Creep and shrinkage in prestressed concrete beams: An experimental study

• Published in: Structural concrete : journal of the FIB Vol. 25; no. 4; pp. 2400 - 2419
• Main Authors: Williams, Mary, Menon, Devdas, Prasad, A. Meher
• Format: Journal Article
• Language: English
• Published: Weinheim WILEY‐VCH Verlag GmbH & Co. KGaA 01.08.2024; Wiley Subscription Services, Inc
• Subjects: Axial compression; creep; Creep (materials); Cylinders; Design standards; Finite element method; flexure; long‐term strains; Prestressed concrete; Prestressing; Prestressing steels; Reinforcing steels; shrinkage
• ISSN: 1464-4177; 1751-7648
• DOI: 10.1002/suco.202300625

The existing creep and shrinkage models used for predicting long‐term behavior of prestressed concrete (PSC) beams are originally developed for cylinders under axial compression.
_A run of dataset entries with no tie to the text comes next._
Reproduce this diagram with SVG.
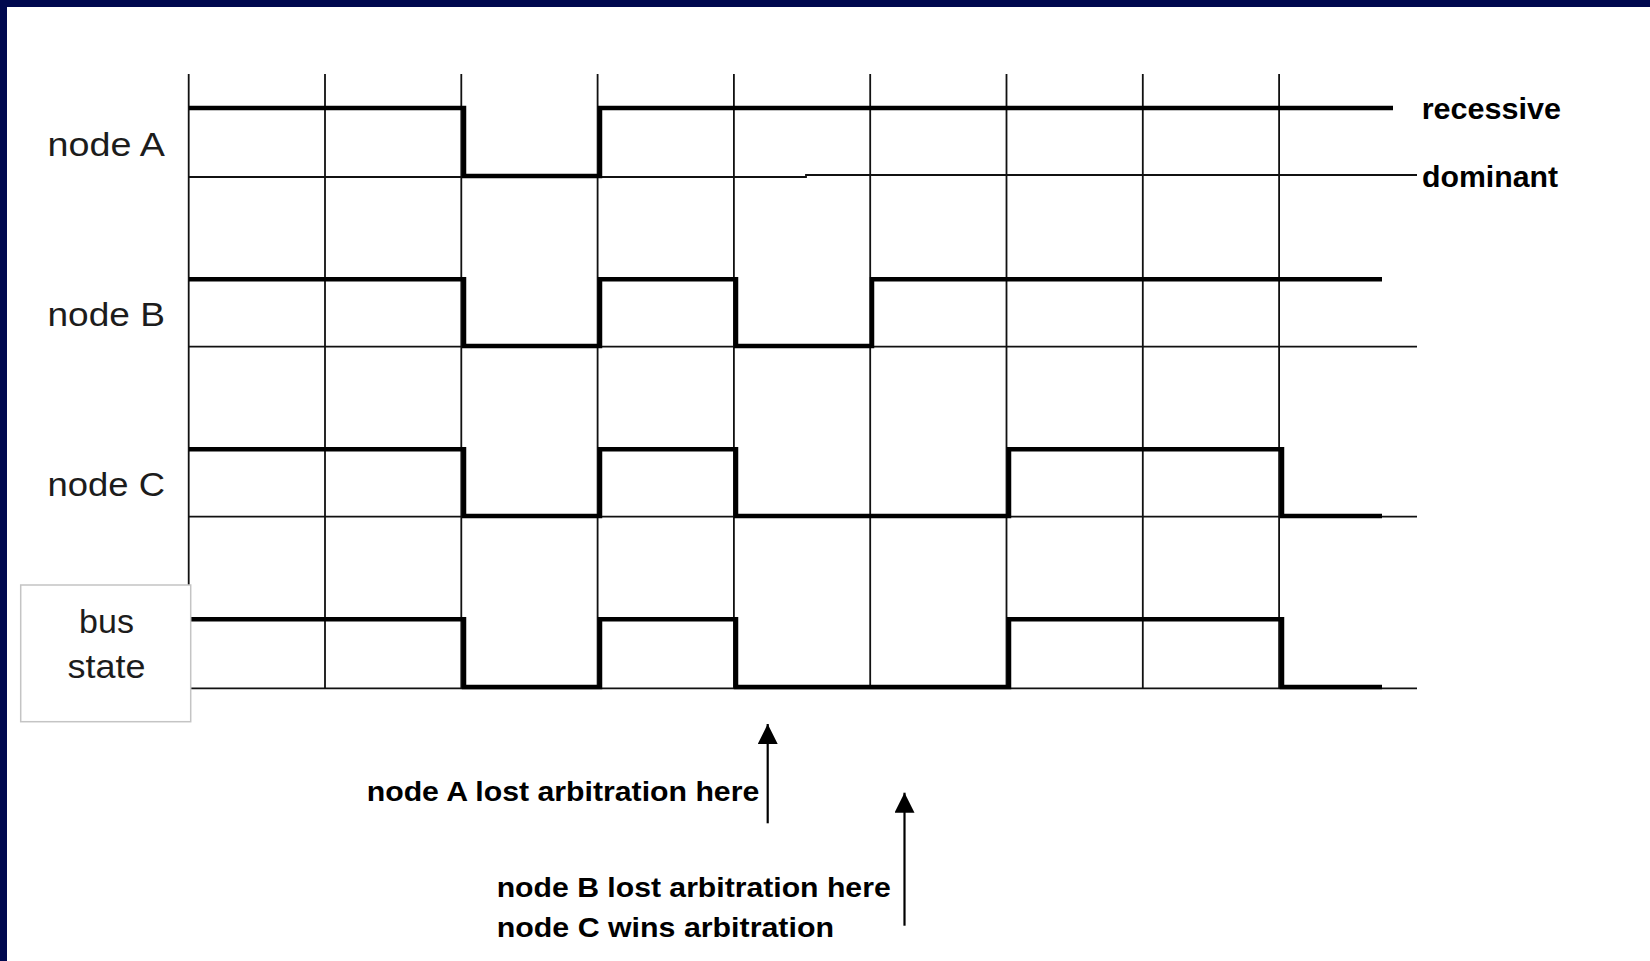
<svg xmlns="http://www.w3.org/2000/svg" width="1650" height="961" viewBox="0 0 1650 961">
<style>
.grid{stroke:#111;stroke-width:1.8;fill:none}
.wave{stroke:#000;stroke-width:4.5;fill:none;stroke-linejoin:miter;stroke-linecap:butt}
.lbl{font-family:"Liberation Sans",Arial,sans-serif;font-size:34px;fill:#1c1c1c}
.blbl{font-family:"Liberation Sans",Arial,sans-serif;font-weight:bold;fill:#000}
.arr{stroke:#000;stroke-width:2.2;fill:none}
</style>
<defs>
<marker id="ah" markerUnits="userSpaceOnUse" viewBox="0 0 20 20" markerWidth="20" markerHeight="20" refX="20" refY="10" orient="auto">
<path d="M0,0 L20,10 L0,20 z" fill="#000"/>
</marker>
</defs>
<rect x="0" y="0" width="1650" height="961" fill="#fff"/>
<rect x="0" y="0" width="1650" height="7" fill="#00084f"/>
<rect x="0" y="0" width="7" height="961" fill="#00084f"/>

<g id="grid">
<path class="grid" d="M188.7,74V688 M325,74V688 M461.3,74V688 M597.6,74V688 M733.9,74V688 M870.2,74V688 M1006.5,74V688 M1142.8,74V688 M1279.1,74V688"/>
</g>

<g id="node-A">
<path class="grid" d="M189,177H806V175H1417"/>
<path class="wave" d="M189,108H464V176H600V108H1393"/>
<text class="lbl" x="47.5" y="155.7" textLength="117.5" lengthAdjust="spacingAndGlyphs">node A</text>
<text class="blbl" x="1421.7" y="119.3" font-size="30" textLength="139.3" lengthAdjust="spacingAndGlyphs">recessive</text>
<text class="blbl" x="1422" y="186.7" font-size="30" textLength="136" lengthAdjust="spacingAndGlyphs">dominant</text>
</g>

<g id="node-B">
<path class="grid" d="M189,346.7H1417"/>
<path class="wave" d="M189,279.3H464V346H600V279.3H736V346H872V279.3H1382"/>
<text class="lbl" x="47.5" y="325.8" textLength="117.5" lengthAdjust="spacingAndGlyphs">node B</text>
</g>

<g id="node-C">
<path class="grid" d="M189,516.7H1417"/>
<path class="wave" d="M189,449.3H464V516H600V449.3H736V516H1009V449.3H1282V516H1382"/>
<text class="lbl" x="47.5" y="495.7" textLength="117.5" lengthAdjust="spacingAndGlyphs">node C</text>
</g>

<g id="bus-state">
<path class="grid" d="M189,688.3H1417"/>
<path class="wave" d="M189,619.3H464V687H600V619.3H736V687H1009V619.3H1282V687H1382"/>
<rect x="20.7" y="585" width="170" height="136.7" fill="#fff" stroke="#c4c4c4" stroke-width="1.5"/>
<text class="lbl" x="106.5" y="632.7" text-anchor="middle">bus</text>
<text class="lbl" x="106.5" y="678" text-anchor="middle" textLength="78" lengthAdjust="spacingAndGlyphs">state</text>
</g>

<g id="connectors">
<line class="arr" x1="767.7" y1="823.3" x2="767.7" y2="724" marker-end="url(#ah)"/>
<line class="arr" x1="904.5" y1="925.7" x2="904.5" y2="792.7" marker-end="url(#ah)"/>
</g>

<g id="annotation-A">
<text class="blbl" x="366.7" y="800.7" font-size="28" textLength="392.6" lengthAdjust="spacingAndGlyphs">node A lost arbitration here</text>
</g>
<g id="annotation-BC">
<text class="blbl" x="496.7" y="896.7" font-size="28" textLength="394" lengthAdjust="spacingAndGlyphs">node B lost arbitration here</text>
<text class="blbl" x="496.7" y="936.7" font-size="28" textLength="337.3" lengthAdjust="spacingAndGlyphs">node C wins arbitration</text>
</g>
</svg>
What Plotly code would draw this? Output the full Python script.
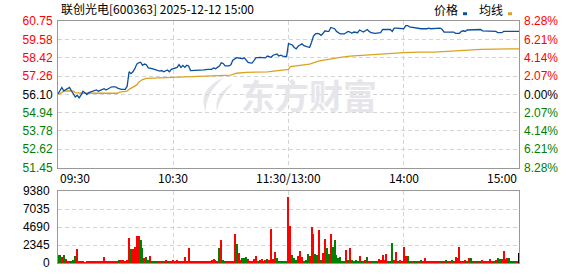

This experimental study investigates the creep behavior in axial and flexural compression and attempts to verify the suitability of the standard models for application in PSC beams. The study is carried out by monitoring the strains and the prestress losses in four PSC beams having the same cross‐section, subject to prestress loading alone, and the strains in two axially loaded cylinders, under ambient environmental conditions for a duration of 365 days. The effects of drying, stress gradient across the depth, bonding of prestressing steel, and high reinforcement have been considered. The experimental results have been compared with the predictions by six standard models (AASHTO, ACI 209R‐92, GL 2000, B3, MC2010, and Eurocode model). For the PSC beams, the predictions from standard models are based on a numerical three‐dimensional finite element model that accounts for the stress variation with time due to prestress loss and the effect of reinforcement. The results show that creep behavior in flexural compression is different from that in axial compression and most of the standard models over‐estimate the strains in PSC beams considered in the present study. The study also provides an overview of the relative accuracies of the standard models and has practical relevance in the design of PSC bridges and estimation of prestress loss.